[Write-Up: How to Run Two or More Pods Within One GPU in a GKE Cluster]
This can be useful for those who need to run small models without consuming many resources, especially for beginners who are experimenting with their solutions.
To launch a k8s cluster in GCP, it's very convenient to use public modules available at: https://registry.terraform.io/modules/terraform-google-modules/kubernetes-engine/google/latest/submodules/beta-private-cluster-update-variant
Depending on your requirements, you can launch a cluster with public or private nodes, including adding a node pool with GPUs to the cluster."
{
name = "gpu"
machine_type = "g2-standard-8"
node_locations = "us-central1-a"
node_count = 0
total_min_count = 0
total_max_count = 0
auto_upgrade = true
autoscaling = false
spot = true
disk_type = "pd-ssd"
accelerator_count = 1
accelerator_type = "nvidia-l4"
enable_gcfs = true
}
However, within these modules, you won't be able to run multiple pods within a GPU node pool due to resource allocation limitations. By default, when adding a GPU node pool, you have:
nvidia.com/gpu: "1"
This means that we can allocate one GPU core to a single pod. We won't be able to run more than one pod within our node pool.
But what to do if we need to run multiple pods? There is an option to use GPU time sharing: https://cloud.google.com/kubernetes-engine/docs/concepts/timesharing-gpus
Let's describe the node pool and add it to the cluster.
Create a file named gpu-time-sharing.tf and describe all the necessary input data. Here you can see an example how it looks like.

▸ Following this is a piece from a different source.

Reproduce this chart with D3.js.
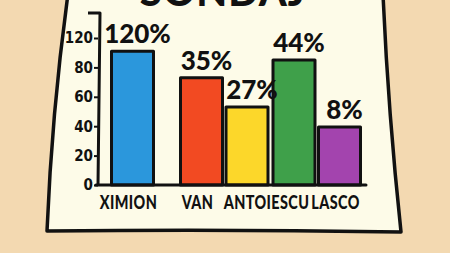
<!DOCTYPE html>
<html>
<head>
<meta charset="utf-8">
<script src="https://cdn.jsdelivr.net/npm/d3@7"></script>
<style>
  html, body { margin: 0; padding: 0; background: #f3d9b1; }
  svg { display: block; }
  text { font-family: Lato, "Open Sans", sans-serif; font-weight: 900; fill: #111; }
</style>
</head>
<body>
<div id="chart-container"></div>
<script>
// names under the axis; ANTOIESCU has two bars (yellow and green) over it
const names = ["XIMION", "VAN", "ANTOIESCU", "LASCO"];
const nameBars = [["ximion"], ["van"], ["antoiescu", "green"], ["lasco"]];

// bars as drawn (height on the drawn axis) and the text written over them
const bars = ["ximion", "van", "antoiescu", "green", "lasco"];
const barHeights = [91, 73, 53, 85, 39.5];
const valueLabels = ["120%", "35%", "27%", "44%", "8%"];
const barColors = ["#2b97dc", "#f24a22", "#fcd72a", "#3fa04a", "#a344ae"];

const yTickValues = [0, 20, 40, 60, 80, 100];
const yTickLabels = ["0", "20", "40", "60", "80", "120"];

const title = "SONDAJ";

const width = 450, height = 253;
const barW = 42, barGap = 5;

const svg = d3.select("#chart-container").append("svg")
    .attr("width", width)
    .attr("height", height);

// paper sheet
const paper = d3.path();
paper.moveTo(68, -6);
paper.quadraticCurveTo(52, 110, 47, 231);
paper.quadraticCurveTo(224, 229, 401, 232);
paper.quadraticCurveTo(388, 110, 383, -6);
paper.closePath();
svg.append("path")
    .attr("d", paper.toString())
    .attr("fill", "#fdfbe8")
    .attr("stroke", "#111")
    .attr("stroke-width", 3.5)
    .attr("stroke-linejoin", "round");

// title, mostly cut off by the top edge
svg.append("text")
    .attr("x", 223)
    .attr("y", 6)
    .attr("text-anchor", "middle")
    .style("font-size", "40px")
    .style("letter-spacing", "1px")
    .text(title);

const x0 = d3.scaleBand()
    .domain(names)
    .range([98, 374]);

const y = d3.scaleLinear()
    .domain([0, 100])
    .range([185, 38]);

// bar left edge: bars of one name sit side by side around the name's centre
function barX(b) {
    const i = nameBars.findIndex(g => g.includes(b));
    const group = nameBars[i];
    const total = group.length * barW + (group.length - 1) * barGap;
    const c = x0(names[i]) + x0.bandwidth() / 2;
    return c - total / 2 + group.indexOf(b) * (barW + barGap);
}

const chart = svg.append("g");

// y axis
const yAxis = chart.append("g")
    .attr("transform", "translate(98,0)")
    .call(d3.axisLeft(y)
        .tickValues(yTickValues)
        .tickFormat((d, i) => yTickLabels[i])
        .tickSize(4)
        .tickPadding(1));
yAxis.select(".domain").remove();
yAxis.selectAll(".tick line").attr("stroke", "#111").attr("stroke-width", 2);
yAxis.selectAll(".tick text")
    .style("font-size", "15px")
    .style("font-family", "'Liberation Sans Narrow', 'DejaVu Sans Condensed', sans-serif")
    .style("font-weight", 700)
    .attr("fill", "#111");

chart.append("path")
    .attr("d", `M88,${y.range()[1] - 25}H100L98,${y(0)}`)
    .attr("fill", "none")
    .attr("stroke", "#111")
    .attr("stroke-width", 3)
    .attr("stroke-linejoin", "round");

// bars
chart.selectAll(".bar")
    .data(bars)
    .enter().append("rect")
    .attr("class", "bar")
    .attr("x", d => barX(d))
    .attr("y", (d, i) => y(barHeights[i]))
    .attr("width", barW)
    .attr("height", (d, i) => y(0) - y(barHeights[i]))
    .attr("fill", (d, i) => barColors[i])
    .attr("stroke", "#111")
    .attr("stroke-width", 3)
    .attr("stroke-linejoin", "round");

// baseline
chart.append("line")
    .attr("x1", 96)
    .attr("x2", 366)
    .attr("y1", y(0))
    .attr("y2", y(0))
    .attr("stroke", "#111")
    .attr("stroke-width", 3)
    .attr("stroke-linecap", "round");

// value labels
chart.selectAll(".value")
    .data(bars)
    .enter().append("text")
    .attr("class", "value")
    .attr("x", d => barX(d) + barW / 2 + 5)
    .attr("y", (d, i) => y(barHeights[i]) - 8)
    .attr("text-anchor", "middle")
    .style("font-size", "26px")
    .text((d, i) => valueLabels[i]);

// name labels, a little narrowed like the hand lettering
chart.selectAll(".name")
    .data(names)
    .enter().append("text")
    .attr("class", "name")
    .attr("transform", d => `translate(${x0(d) + x0.bandwidth() / 2 - 4},${y(0) + 24}) scale(0.8,1)`)
    .attr("text-anchor", "middle")
    .style("font-size", "18px")
    .style("letter-spacing", "0.5px")
    .text(d => d);
</script>
</body>
</html>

resource "google_container_node_pool" "gpu_time_sharing" {
name = "gpu-time-sharing"
cluster = "cluster-id"
project = "my-project-id"
location = "us-central1"
version = "1.27.3-gke.100"
node_locations = ["us-central1-b"]
autoscaling {
location_policy = "ANY"
total_max_node_count = "0"
total_min_node_count = "1"
}
management {
auto_upgrade = true
auto_repair = true
}
network_config {
create_pod_range = false
enable_private_nodes = true
pod_range = "kubernetes-pods-subnet-name"
}
node_config {
image_type = "COS_CONTAINERD"
machine_type = "g2-standard-8"
service_account = "cluster_service_account"
spot = true
local_ssd_count = 0
disk_size_gb = 200
disk_type = "pd-ssd"
logging_variant = null
oauth_scopes = [
"https://www.googleapis.com/auth/cloud-platform"
]
gcfs_config {
enabled = true
}
gvnic {
enabled = true
}
guest_accelerator {
type = "nvidia-l4"
count = 1
gpu_driver_installation_config {
gpu_driver_version = "LATEST"
}
gpu_sharing_config {
gpu_sharing_strategy = "TIME_SHARING"
max_shared_clients_per_gpu = 4
}
}
workload_metadata_config {
mode = "GCE_METADATA"
}
labels = {
cluster_name = local.name
purpose = "gpu-time-sharing"
node_pool = "gpu-time-sharing"
}
taint = [
{
key = "purpose"
value = "gpu-time-sharing"
effect = "NO_SCHEDULE"
},
{
effect = "NO_SCHEDULE"
key = "nvidia.com/gpu"
value = "present"
},
]
tags = ["gke-my-project-id-region",
"gke-my-project-id-region-gpu-time-sharing"]
}
timeouts {
create = "30m"
update = "20m"
}
}
Note: Make sure to adjust the input data according to your requirements.
Let's focus on the most critical part:
guest_accelerator {
type = "nvidia-l4"
count = 1
gpu_driver_installation_config {
gpu_driver_version = "LATEST"
}
gpu_sharing_config {
gpu_sharing_strategy = "TIME_SHARING"
max_shared_clients_per_gpu = 4
}
}
Here, it's described that we need to use the accelerator type 'nvidia-l4' with the driver version, in our case, 'latest'
. You can specify the driver version you require.
gpu_sharing_config {
gpu_sharing_strategy = "TIME_SHARING"
max_shared_clients_per_gpu = 4
}
And this block describes that we need to split the GPU into 4 partitions.
After applying, we obtain a node pool with the ability to run four pods with GPU allocation.
To launch our pod, we need to specify the resources, node selector, and toleration for it:
resources:
limits:
cpu: 2
memory: 8Gi
nvidia.com/gpu: "1"
requests:
cpu: 2
nvidia.com/gpu: "1"
memory: 8Gi
nodeSelector:
purpose: gpu-time-sharing
tolerations:
- effect: NoSchedule
key: purpose
operator: Equal
value: gpu-time-sharing
- effect: NoSchedule
key: nvidia.com/gpu
operator: Equal
value: present
In conclusion, this setup allowing the efficient utilization of resources within the GPU node pool, this approach caters to the needs of individuals experimenting with various solutions while minimizing resource allocation.